NAIROBI, Kenya, Aug 30 – Suspended Athletics Kenya (AK) vice-president David Okeyo, has been banned for life from the sport and ordered to pay Sh15mn (USD150,000) by the IAAF Ethics Board after being found guilty of diverting federation funds for personal gain.
At the same time, the three-person IAAF Ethics Board that heard and determined their case following investigations led by Sharad Rao acquitted suspended AK Treasurer, Joseph Kinyua stating he was not covered under the 2003 Code of Ethics that prosecuted Okeyo.
Another separate case involving AK CEO, Isaac Mwangi, who was forced to step aside from his role following allegations he solicited monies from athletes who tested positive for banned substances in a view of clearing or reducing their bans is still in progress according to the 74-page Ethics Board judgment.
Charges against the late AK President, Isaiah Kiplagat, were dropped after he passed away in August 2016 in a sequence of cases that rocked the administration of the most-successful sporting federation in Kenya and sparked the inglorious end to the 22-year tenure at the helm of the federation by the former with his trusted lieutenants, Okeyo and Kinyua going down with him.
Speaking to SportPesa News soon after the bombshell verdict became public, Okeyo said; “My lawyers will appeal the decision.”
He has been given the right to appeal to the Court of Arbitration for Sport in Lausanne, Switzerland, within 21 days of the date of the decision (August 30).
“I have always maintained my innocence and today’s verdict vindicates me. I was hounded out of AK in 2013 after serving the organisation diligently in turning around their finances and then subjected through this process.
“I have forgiven those who accused me and it is my wish to put that matter to rest,” Kinyua remarked after the ruling.
Okeyo has been ordered to pay world governing body IAAF a cost award of Sh10mn (USD100,000) and AK Sh5mn (USD50,000) within 90 days by the panel of Board Catherine M.E O’Regan (chairperson) Kevan Gosper and Annabel Pennefather.
He was charged alongside Kinyua and Kiplagat with diverting funds from American sports apparel manufacturer, Nike to their pockets, a charge that the long-serving official who was had been elected to the supreme IAAF decision-making organ, the Council, before he was suspended denied.
“Mr Okeyo should be expelled from his office as a member of the IAAF Council and banned for life from taking or holding any office in the sport or taking part in any Athletics-related activity. The Panel imposes this ban with effect from the date of this decision.

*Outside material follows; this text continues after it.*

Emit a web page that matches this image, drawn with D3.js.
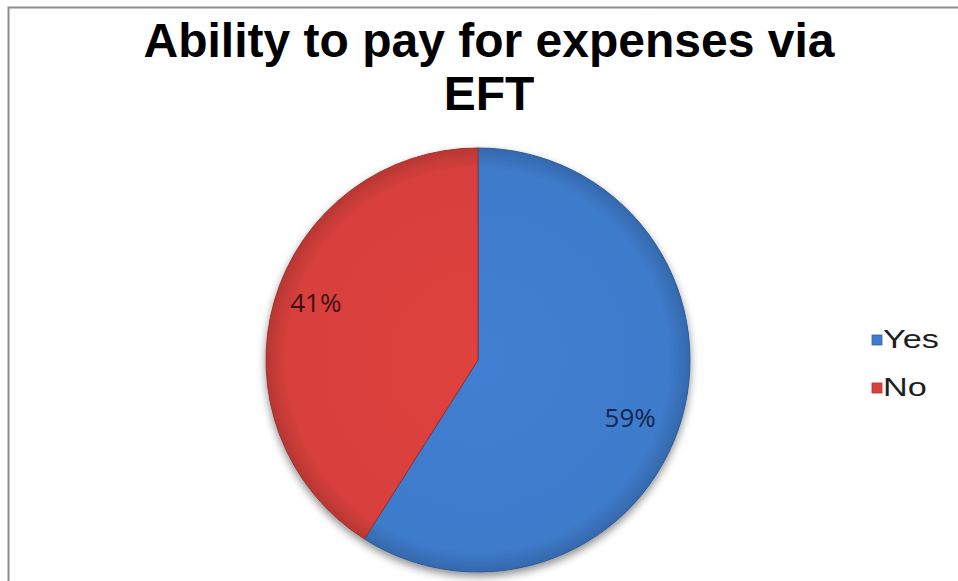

“The Panel notes that Mr Okeyo has been found to have committed breaches of the Code on ten occasions over a long period of time
“Moreover, the effect of his conduct was to deprive Athletics Kenya of income from its sponsor that could have been better directed to support the development of the sport of athletics in Kenya,” the Board ruling read in part.
“In the view of the Panel the pattern of conduct warrants serious sanction to establish the firm principle that federation officials must act scrupulously and transparently in managing the finances of their federations in order to protect the name and reputation of the sport of athletics,” it added on Okeyo who prior to the 2015 elections, served as the head of the IAAF Cross Country Commission.
-Code of ethics
On Kinyua, the Board said it could not convict him since unlike his co-accused, he has never held office at the world body having served as AK treasurer to a decade.
“Although Mr Kinyua has been found to have engaged in similar conduct, because he was not bound by the 2003 Code of Ethics he cannot be found to have been in breach of that Code,” the judgement read.
Having been first suspended in November 2016, the Board extended the sanctions in May last year before the case that was scheduled to be heard in Cape Town, South Africa was switched to Nairobi where the accused had their day in January.
Mwangi was suspended from his role in February 2016 when two female sprinters, Francesca Koki and Joy Zakari Nakumincha accused him of demanding a USD20,000 (KSh2m) in bribes to reduce their suspension after they tested positive for banned substances at Beijing 2015.
Since then, two more athletes, have come forward to accuse the CEO of soliciting bribes with Mwangi’s defence denying all counts levelled against him.
Statements that had not been included in the record beforehand, that were circulated yesterday in relation to two witnesses: Agatha Jeruto and Matthew Kisorio.
“The party who is affected by the statements objected to their inclusion. Decision reserved until Thursday morning (1 February 2018).
“I’m minded to admit the statements on the basis that any party who considered that they would need further time or would need to lead further evidence as a result of those statements would be entitled to do so,” O’Regan wrote in the judgement in relation to the case against Mwangi.